The company is spending some $2 billion a quarter on research and development, and robotics fits snugly into their research endeavors, particularly artificial intelligence.

"AI is about manipulating information with precision and being able to do pattern recognition," Jacobstein told us, "Robotics is about manipulating matter.”

Put those together and computers extend their range and capability. Jacobstein hopes at Google, the two fields, AI and robotics, will influence each other and undergo a kind of feedback loop to accelerate progress in both.

Image Credit: Boston Dynamics

Jason Dorrier

Jason is managing editor of Singularity Hub. He cut his teeth doing research and writing about finance and economics before moving on to science, technology, and the future. He is curious about pretty much everything, and sad he'll only ever know a tiny fraction of it all.

Discussion — 5 Responses

  • Tsarpov December 16, 2013 on 10:04 am

    Boston Dynamic tech is advance enough to create hunt and attack robotic beast. Checkout YouTube. This will be used to hunt and track dissenters of the state in the near future. Combine this with Cognitive computing advances and we have a threat to mankind on the way. Well a threat to those who are not part of the ruling elite.

  • bciabattoni December 16, 2013 on 2:01 pm

    Its official. Google=Skynet. Larry and Sergei better hire bodyguards to protect them from the terminators. They should be arriving any day now.

  • mikemcfarlane December 16, 2013 on 10:26 pm

    I’d expect a better quality of comment here than regurgitating the same old tired robot apocalypse jokes. Firstly, on balance robotics has more potential to help mankind than to hinder. Second, technology inherently has no morals, it’s people who are a threat to mankind. Thirdly, if you actually believe this, I mean really believe this, then I suggest you do something about it other than wasting time on web forums. Building something positive and useful yourself would be a good first step or, just take up arms now.

    $2bn/quarter on R&D – that’s impressive. I’m not sure that BD is such a huge deal though, they are impressive, as are some of the other companies bought. We’ve had decent robotics hardware for a few years, although there are still advances to be made and needed particularly in sensing and power supplies. The big advances needed are in software, and designing robots that are actually useful to people/business. Google has that kind of employee in droves anyway. Maybe it gives them that hardware experience that they took so long to get right with Android phones. In the end I guess it is typical Google, someone there likes a company, puts a case forward, then goes and buys it. Interesting to see where it goes.
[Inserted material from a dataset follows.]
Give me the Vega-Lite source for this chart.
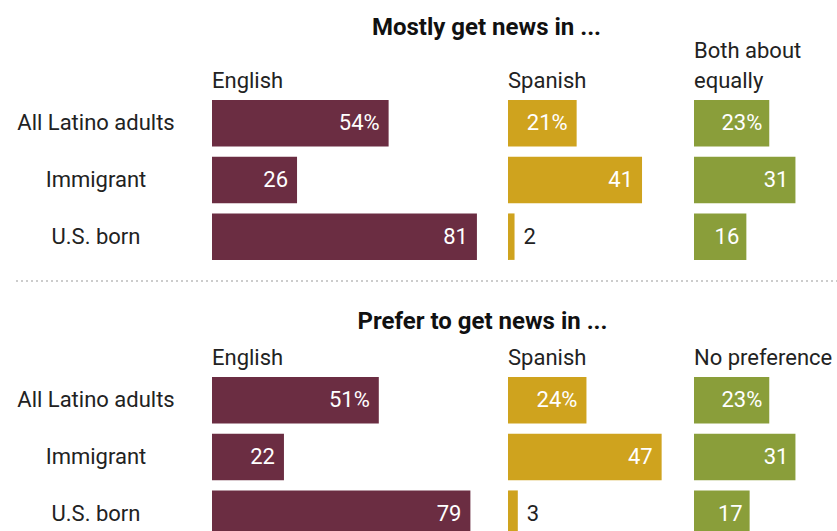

  • Drazil December 17, 2013 on 6:29 am

    don’t think Google really cares about the average humans
    the only thing they care about is greed of money

    when they took over youtube they didn’t care what anyone said to them about the look of youtube
    they just continued to ignore the people and do what They wanted
    so..many people are suppose to Trust them?

  • Facebook - tesla.berry December 30, 2013 on 10:18 am

    I fear one of the biggest impediments to technological progress is actually, a subtle and entrenched statis of the current ‘leadership’ of big-tech. no cave man or nuclear missile is going to stop ‘technological progress’ but the failure of innovation at major companies is actually a huge impediment when those companies hold all the money and ability to attract talent. why do massive companies fail? look at bell labs, ibm, and the history of dinosaurs that got stuck in labrea tar traps of malinvestment. there are any number of reasons but at the end of the day, the distributed statistical nature of failure across individuals (death) , corporations (bankruptcy), and governing regimes ( ‘revolution’ ) ,—-simply guarantees that too big too fail social support and unquestioned obedience to establishment status quo leadership results in ever bigger catastophes when systems finally inevitably collapse. just like the forest fires that become wildly devastating after years of fire supression by ‘fire wardens’ —-Nowadays , the smart ‘wardens’ simply do nothing and let small naturally occuring fires burn as they will without putting them out. the forest manages itself.